===== Supplied material =====
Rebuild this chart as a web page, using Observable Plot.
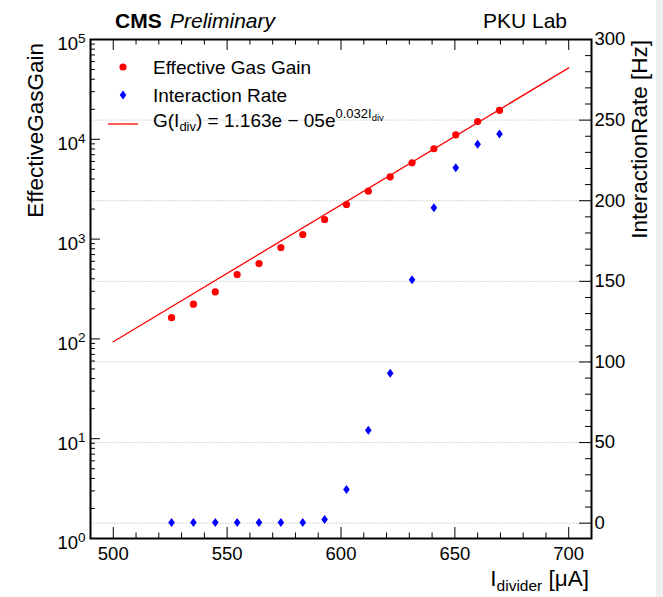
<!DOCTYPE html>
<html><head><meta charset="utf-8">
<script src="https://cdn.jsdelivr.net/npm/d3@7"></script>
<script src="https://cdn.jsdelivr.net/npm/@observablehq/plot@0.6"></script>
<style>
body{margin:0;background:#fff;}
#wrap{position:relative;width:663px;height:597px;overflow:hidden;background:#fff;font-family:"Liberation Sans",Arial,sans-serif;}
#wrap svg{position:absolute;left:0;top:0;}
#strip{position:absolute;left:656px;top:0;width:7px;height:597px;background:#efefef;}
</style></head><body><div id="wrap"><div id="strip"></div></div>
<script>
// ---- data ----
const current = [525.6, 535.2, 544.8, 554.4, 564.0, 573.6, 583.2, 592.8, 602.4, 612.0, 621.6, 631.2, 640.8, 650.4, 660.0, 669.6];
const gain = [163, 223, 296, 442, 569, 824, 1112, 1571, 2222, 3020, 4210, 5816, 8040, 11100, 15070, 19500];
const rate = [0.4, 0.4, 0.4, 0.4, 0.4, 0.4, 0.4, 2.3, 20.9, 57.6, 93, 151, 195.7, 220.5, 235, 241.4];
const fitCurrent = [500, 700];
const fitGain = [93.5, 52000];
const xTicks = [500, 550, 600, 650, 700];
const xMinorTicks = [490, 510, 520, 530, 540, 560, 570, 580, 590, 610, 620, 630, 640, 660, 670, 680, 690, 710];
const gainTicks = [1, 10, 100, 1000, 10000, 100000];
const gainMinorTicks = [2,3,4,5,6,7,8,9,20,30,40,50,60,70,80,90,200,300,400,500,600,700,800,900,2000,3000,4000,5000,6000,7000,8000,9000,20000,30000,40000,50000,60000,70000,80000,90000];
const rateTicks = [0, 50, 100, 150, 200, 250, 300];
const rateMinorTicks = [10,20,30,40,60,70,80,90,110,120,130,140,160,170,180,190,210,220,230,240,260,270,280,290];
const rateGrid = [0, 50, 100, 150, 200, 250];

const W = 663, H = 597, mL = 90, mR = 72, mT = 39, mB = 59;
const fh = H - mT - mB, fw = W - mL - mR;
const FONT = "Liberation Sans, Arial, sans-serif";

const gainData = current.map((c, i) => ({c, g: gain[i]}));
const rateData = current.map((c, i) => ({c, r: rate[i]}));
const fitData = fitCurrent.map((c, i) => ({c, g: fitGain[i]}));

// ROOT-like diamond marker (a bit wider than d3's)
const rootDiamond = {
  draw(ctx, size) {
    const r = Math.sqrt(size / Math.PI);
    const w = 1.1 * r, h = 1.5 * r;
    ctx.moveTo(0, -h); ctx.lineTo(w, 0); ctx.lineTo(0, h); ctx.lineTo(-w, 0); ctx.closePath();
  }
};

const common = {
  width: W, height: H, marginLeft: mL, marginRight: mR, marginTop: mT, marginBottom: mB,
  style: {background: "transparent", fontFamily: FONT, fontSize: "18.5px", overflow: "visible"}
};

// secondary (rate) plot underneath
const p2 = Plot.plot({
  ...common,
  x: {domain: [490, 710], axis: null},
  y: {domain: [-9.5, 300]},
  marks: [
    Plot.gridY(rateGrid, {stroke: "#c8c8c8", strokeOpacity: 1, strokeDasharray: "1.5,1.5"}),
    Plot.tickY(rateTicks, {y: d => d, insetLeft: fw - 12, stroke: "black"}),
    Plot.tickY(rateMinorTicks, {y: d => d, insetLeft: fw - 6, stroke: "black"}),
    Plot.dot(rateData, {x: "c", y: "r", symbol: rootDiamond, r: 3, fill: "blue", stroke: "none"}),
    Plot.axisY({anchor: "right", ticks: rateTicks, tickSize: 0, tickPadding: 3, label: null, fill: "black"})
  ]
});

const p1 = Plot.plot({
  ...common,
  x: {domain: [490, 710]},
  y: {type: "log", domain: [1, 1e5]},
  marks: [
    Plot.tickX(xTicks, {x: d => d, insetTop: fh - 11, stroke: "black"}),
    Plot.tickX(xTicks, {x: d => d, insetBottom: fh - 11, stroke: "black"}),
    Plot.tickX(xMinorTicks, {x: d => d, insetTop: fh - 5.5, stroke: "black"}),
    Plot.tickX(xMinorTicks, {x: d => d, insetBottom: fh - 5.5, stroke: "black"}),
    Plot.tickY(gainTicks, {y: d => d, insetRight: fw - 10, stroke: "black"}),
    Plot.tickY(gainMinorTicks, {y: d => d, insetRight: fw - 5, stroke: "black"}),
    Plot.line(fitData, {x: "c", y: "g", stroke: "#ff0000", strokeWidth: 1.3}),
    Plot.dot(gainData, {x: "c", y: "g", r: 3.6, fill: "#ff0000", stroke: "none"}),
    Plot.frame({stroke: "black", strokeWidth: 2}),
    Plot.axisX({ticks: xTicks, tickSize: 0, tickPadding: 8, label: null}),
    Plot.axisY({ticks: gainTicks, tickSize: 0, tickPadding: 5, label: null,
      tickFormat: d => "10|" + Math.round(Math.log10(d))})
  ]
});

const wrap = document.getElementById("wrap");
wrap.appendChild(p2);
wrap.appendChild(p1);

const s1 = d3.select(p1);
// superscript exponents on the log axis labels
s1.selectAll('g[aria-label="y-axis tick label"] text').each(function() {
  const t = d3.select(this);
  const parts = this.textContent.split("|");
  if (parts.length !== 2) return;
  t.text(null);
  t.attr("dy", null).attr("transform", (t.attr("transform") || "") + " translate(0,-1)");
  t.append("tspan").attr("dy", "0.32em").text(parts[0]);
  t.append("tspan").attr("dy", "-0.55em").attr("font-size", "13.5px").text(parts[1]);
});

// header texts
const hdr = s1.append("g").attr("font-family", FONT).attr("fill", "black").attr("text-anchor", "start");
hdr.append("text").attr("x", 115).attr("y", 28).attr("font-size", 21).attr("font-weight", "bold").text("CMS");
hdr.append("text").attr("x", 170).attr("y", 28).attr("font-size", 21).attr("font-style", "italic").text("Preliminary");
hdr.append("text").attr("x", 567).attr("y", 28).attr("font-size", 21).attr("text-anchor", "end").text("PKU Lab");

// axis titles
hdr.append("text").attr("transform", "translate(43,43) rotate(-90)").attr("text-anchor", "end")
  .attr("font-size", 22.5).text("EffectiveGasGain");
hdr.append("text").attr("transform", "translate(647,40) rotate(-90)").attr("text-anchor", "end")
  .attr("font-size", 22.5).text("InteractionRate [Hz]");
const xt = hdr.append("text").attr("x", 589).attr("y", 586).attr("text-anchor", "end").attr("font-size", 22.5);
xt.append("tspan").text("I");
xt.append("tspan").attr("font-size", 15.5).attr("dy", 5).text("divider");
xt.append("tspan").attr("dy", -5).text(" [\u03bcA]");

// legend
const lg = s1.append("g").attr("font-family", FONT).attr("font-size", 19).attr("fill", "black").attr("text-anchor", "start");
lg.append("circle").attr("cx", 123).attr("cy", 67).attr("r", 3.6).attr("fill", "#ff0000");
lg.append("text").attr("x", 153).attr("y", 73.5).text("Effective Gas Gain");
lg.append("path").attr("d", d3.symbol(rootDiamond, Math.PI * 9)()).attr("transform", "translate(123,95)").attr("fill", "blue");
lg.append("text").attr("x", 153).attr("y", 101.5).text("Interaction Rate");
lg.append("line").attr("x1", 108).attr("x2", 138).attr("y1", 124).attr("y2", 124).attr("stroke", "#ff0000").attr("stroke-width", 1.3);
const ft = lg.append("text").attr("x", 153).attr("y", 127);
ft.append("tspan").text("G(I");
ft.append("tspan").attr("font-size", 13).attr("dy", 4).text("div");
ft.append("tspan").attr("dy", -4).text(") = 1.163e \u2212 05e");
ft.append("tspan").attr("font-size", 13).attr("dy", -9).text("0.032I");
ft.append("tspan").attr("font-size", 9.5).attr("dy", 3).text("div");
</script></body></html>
=====
Problem statement: From the first line above down to the line with "const fitData = fitCurrent.map((c, i)", reproduce every line and no others, omitting pictures.

Exercise answer:
Rebuild this chart as a web page, using Observable Plot.
<!DOCTYPE html>
<html><head><meta charset="utf-8">
<script src="https://cdn.jsdelivr.net/npm/d3@7"></script>
<script src="https://cdn.jsdelivr.net/npm/@observablehq/plot@0.6"></script>
<style>
body{margin:0;background:#fff;}
#wrap{position:relative;width:663px;height:597px;overflow:hidden;background:#fff;font-family:"Liberation Sans",Arial,sans-serif;}
#wrap svg{position:absolute;left:0;top:0;}
#strip{position:absolute;left:656px;top:0;width:7px;height:597px;background:#efefef;}
</style></head><body><div id="wrap"><div id="strip"></div></div>
<script>
// ---- data ----
const current = [525.6, 535.2, 544.8, 554.4, 564.0, 573.6, 583.2, 592.8, 602.4, 612.0, 621.6, 631.2, 640.8, 650.4, 660.0, 669.6];
const gain = [163, 223, 296, 442, 569, 824, 1112, 1571, 2222, 3020, 4210, 5816, 8040, 11100, 15070, 19500];
const rate = [0.4, 0.4, 0.4, 0.4, 0.4, 0.4, 0.4, 2.3, 20.9, 57.6, 93, 151, 195.7, 220.5, 235, 241.4];
const fitCurrent = [500, 700];
const fitGain = [93.5, 52000];
const xTicks = [500, 550, 600, 650, 700];
const xMinorTicks = [490, 510, 520, 530, 540, 560, 570, 580, 590, 610, 620, 630, 640, 660, 670, 680, 690, 710];
const gainTicks = [1, 10, 100, 1000, 10000, 100000];
const gainMinorTicks = [2,3,4,5,6,7,8,9,20,30,40,50,60,70,80,90,200,300,400,500,600,700,800,900,2000,3000,4000,5000,6000,7000,8000,9000,20000,30000,40000,50000,60000,70000,80000,90000];
const rateTicks = [0, 50, 100, 150, 200, 250, 300];
const rateMinorTicks = [10,20,30,40,60,70,80,90,110,120,130,140,160,170,180,190,210,220,230,240,260,270,280,290];
const rateGrid = [0, 50, 100, 150, 200, 250];

const W = 663, H = 597, mL = 90, mR = 72, mT = 39, mB = 59;
const fh = H - mT - mB, fw = W - mL - mR;
const FONT = "Liberation Sans, Arial, sans-serif";

const gainData = current.map((c, i) => ({c, g: gain[i]}));
const rateData = current.map((c, i) => ({c, r: rate[i]}));
const fitData = fitCurrent.map((c, i) => ({c, g: fitGain[i]}));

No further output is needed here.